Two weeks ago a 14-year-old boy called Rayanne was shot dead by a young man on a scooter outside the Les Marronniers housing estate where he lived in northern Marseille. Two other boys - one of 14, the other aged eight - were wounded in the attack.
Over the following weekend three more people were murdered in Marseille, also in turf wars over drugs. One of them was burned alive in the boot of a car. So far this year there have been 15 gangland killings in France's second city, 12 since the start of the summer.
It's not the mere numbers that are shocking.
On that count, this year looks no worse than previous ones. Last year there were 28 deaths; in 2018 there were 23. In France headlines about score-settling - règlements de comptes - in the Cité Phocéenne (journalese for Marseille) are as regular as the seasons.
'Start of a trend'
What has people talking - and fretting - is the young age of so many of the victims.
Rayanne is a case in point. Relatives insist he was a normal schoolboy caught in the crossfire. Investigators think otherwise: that he was a chouffeur (look-out) paid by one of the gangs to patrol the frontline of its demesne.
Police, magistrates, social workers and local journalists all agree that the age of these drugs auxiliaries has been getting steadily younger.
"In 2010 the first time a 16-year-old was killed it was a thunderclap, but we thought it was a one-off. With the benefit of hindsight we can see it was the start of a trend," one social-worker told Le Monde newspaper last week.

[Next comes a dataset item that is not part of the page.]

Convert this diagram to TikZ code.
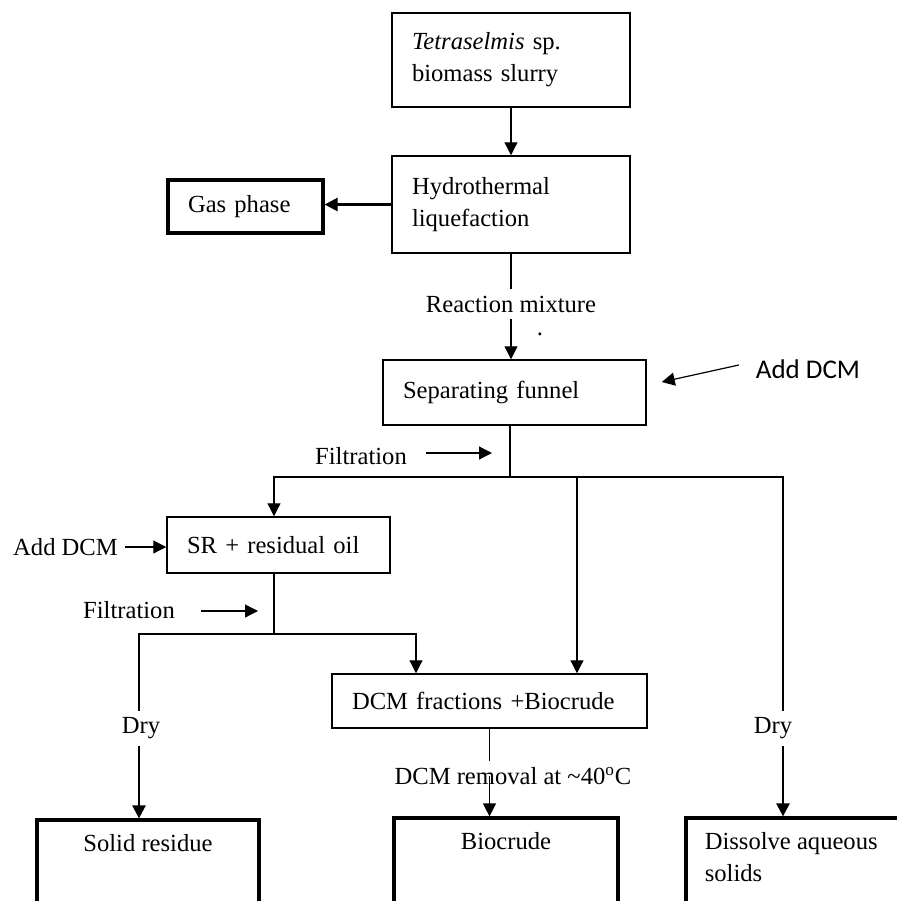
\documentclass[tikz,border=0pt]{standalone}
\usepackage{fontspec}
\setmainfont{Liberation Serif}
\newfontfamily\calibrifont{Carlito}
\usepackage{tikz}
\usetikzlibrary{
  arrows.meta,
  positioning
}
\definecolor{InkBlack}{RGB}{0, 0, 0}
\definecolor{PaperWhite}{RGB}{255, 255, 255}
\tikzset{
    stepbox/.style={rectangle, draw=InkBlack, line width=0.75pt, align=left, inner xsep=10pt},
    endbox/.style={rectangle, draw=InkBlack, line width=1.6pt},
    plainline/.style={draw=InkBlack, line width=0.6pt, line cap=rect},
    flow/.style={plainline, line cap=butt, -{Triangle[length=6.5pt, width=6.5pt]}},
    thickflow/.style={flow, line width=1.2pt},
    boxtext/.style={anchor=north, inner sep=0pt, yshift=-8pt}
}

\begin{document}
\begin{tikzpicture}[x=0.5pt, y=-0.5pt, font=\fontsize{12.3}{16}\selectfont]
                \useasboundingbox (0,0) rectangle (897,901);
                \clip (0,0) rectangle (897,901);
                \fill[PaperWhite] (0,0) rectangle (897,901);

                \node[stepbox, text width=99pt, minimum height=47pt] (slurry) at (511,60) {\textit{Tetraselmis} sp.\\biomass slurry};
                \node[stepbox, text width=99pt, minimum height=48.5pt] (htl) at (511,204.5) {Hydrothermal\\liquefaction};
                \node[stepbox, line width=1.6pt, text width=57.5pt, minimum height=26.5pt] (gas) at (245.5,206.5) {Gas phase};
                \node[stepbox, text width=111.5pt, minimum height=32.5pt] (funnel) at (514.5,392.5) {Separating funnel};
                \node[stepbox, text width=91.5pt, minimum height=28pt] (sr) at (278.5,545) {SR + residual oil};
                \node[stepbox, text width=137.5pt, minimum height=27pt] (dcmf) at (489.5,701) {DCM fractions +Biocrude};

                \node[endbox, minimum width=111pt, minimum height=100pt,
                    label={[boxtext]north:Solid residue}] (solid) at (148,920) {};
                \node[endbox, minimum width=112pt, minimum height=100pt,
                    label={[boxtext]north:Biocrude}] (bio) at (506,918) {};
                \node[endbox, minimum width=130pt, minimum height=100pt,
                    label={[boxtext, anchor=north west, align=left, xshift=10pt]north west:Dissolve aqueous\\solids}] (dissolve) at (816,918) {};

                \node[font=\calibrifont\fontsize{13.5}{16}\selectfont] (adddcmR) at (808,369) {Add DCM};
                \node (adddcmL) at (65.5,547) {Add DCM};
                \node (filt1) at (361,456) {Filtration};
                \node (filt2) at (129,610) {Filtration};
                \node (dryL) at (141,728) {Dry};
                \node (dryR) at (773,728) {Dry};
                \node (removal) at (513,776) {DCM removal at \textasciitilde40\textsuperscript{o}C};
                \node[inner sep=0pt] (dot) at (540,334) {.};

                \coordinate (split) at (510,477);
                \coordinate (brL) at (274,477);
                \coordinate (brM) at (577,477);
                \coordinate (brR) at (783,477);
                \coordinate (subsplit) at (274,634);
                \coordinate (subL) at (139,634);
                \coordinate (subR) at (416,634);
                \coordinate (filt1tip) at (492,453);
                \coordinate (filt2tip) at (258,611);

                \draw[flow] (slurry) -- (slurry.south |- htl.north);
                \draw[thickflow] (htl.west) -- (htl.west -| gas.east);
                \draw[flow] (htl.south) -- node[pos=0.477, fill=PaperWhite] {Reaction mixture} (htl.south |- funnel.north);
                \draw[flow] ([shift={(-10,-4)}]adddcmR.west) -- ([shift={(15,-10.5)}]funnel.east);

                \draw[plainline] (split |- funnel.south) -- (split);
                \draw[plainline] (brL) -- (brR);
                \draw[flow, shorten <=6pt] (filt1.east |- filt1tip) -- (filt1tip);
                \draw[flow] (brL) -- (brL |- sr.north);
                \draw[flow] (brM) -- (brM |- dcmf.north);
                \draw[plainline] (brR) -- (brR |- dryR.north);
                \draw[thickflow] (brR |- dryR.south) -- (brR |- dissolve.north);

                \draw[flow] (adddcmL.east) -- (adddcmL.east -| sr.west);
                \draw[plainline] (subsplit |- sr.south) -- (subsplit);
                \draw[plainline] (subL) -- (subR);
                \draw[flow, shorten <=9.5pt] (filt2.east |- filt2tip) -- (filt2tip);
                \draw[flow] (subR) -- (subR |- dcmf.north);
                \draw[plainline] (subL) -- (subL |- dryL.north);
                \draw[thickflow] (subL |- dryL.south) -- (subL |- solid.north);

                \draw[plainline] (dcmf.south) -- (dcmf.south |- removal.north);
                \draw[flow] (dcmf.south |- removal.center) -- (dcmf.south |- bio.north);
            \end{tikzpicture}
\end{document}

According to the writer and expert on Marseille's poor northern neighbourhoods, Philippe Pujol: "The killings in Marseille are always over sales-points. The big bosses slug it out in Morocco or Spain. Here on the ground the drugs retail has been subcontracted out, and it's teenagers doing the work."
Youngsters can be recruited over the Internet and many come from estates in other French cities.
"It's like a summer job, but they're much more vulnerable than the local lads because they're so isolated," an investigating magistrate told Le Monde newspaper.
According to Pujol, many young recruits become indebted to the gang leaders. Some start taking drugs themselves. With police raids getting more frequent, good new sales-points are hard to find.
"Young and in debt, they want to make big sales, so they push out further from their home turf. And that's where the competition comes. They come up against other kids from other gangs, also playing high stakes," he says.
Macron's plan for Marseille
The gangland violence forms the backdrop for President Emmanuel Macron's three-day visit to Marseille, which starts on Wednesday.
There will be announcements on extra police and magistrates, but also on housing, transport and education - a recognition that drugs is only one part of the problem. Poverty and urban squalor is the other.
Seven months ahead of the presidential election, it's a chance for President Macron to take the initiative on the questions of law and order which look likely to dominate the race.
What he wants to avoid is letting the hard-right's Marine Le Pen or a centre-right candidate like Xavier Bertrand treat the issue as their own.
But are Marseille's problems worse than those of other French cities, like Paris or Toulouse?
Some, like the city's new police commissioner Frédérique Camilleri, say yes. "The level of violence here, intra-gang or inter-gang, is on a different level," she says.
"Here it's the rule of violence, with forced labour, intimidation, blackmail, even torture. It's very organised and very hierarchical. The youngsters who become involved don't know what they're getting into."
'Magnifying mirror for France'
Marseille has, of course, a particular history, geography and character, all of which set it apart from the rest of France.
For more than 2,500 years it's been home to immigrants from across the Mediterranean. Banditry and underworld crime have always thrived; unlike elsewhere, its problem estates are not on the outskirts but in the heart of the city.
But, seen in another light, Marseille is not so different. "Marseille concentrates in one place all the problems of urban France," says Pujol.
For one of Macron's advisers, Marseille is like a "magnifying mirror for the country as a whole".
In other words drugs gangs, turf wars, even the murder of teenage look-outs are not unique to the Cité Phocéenne. But they are more common.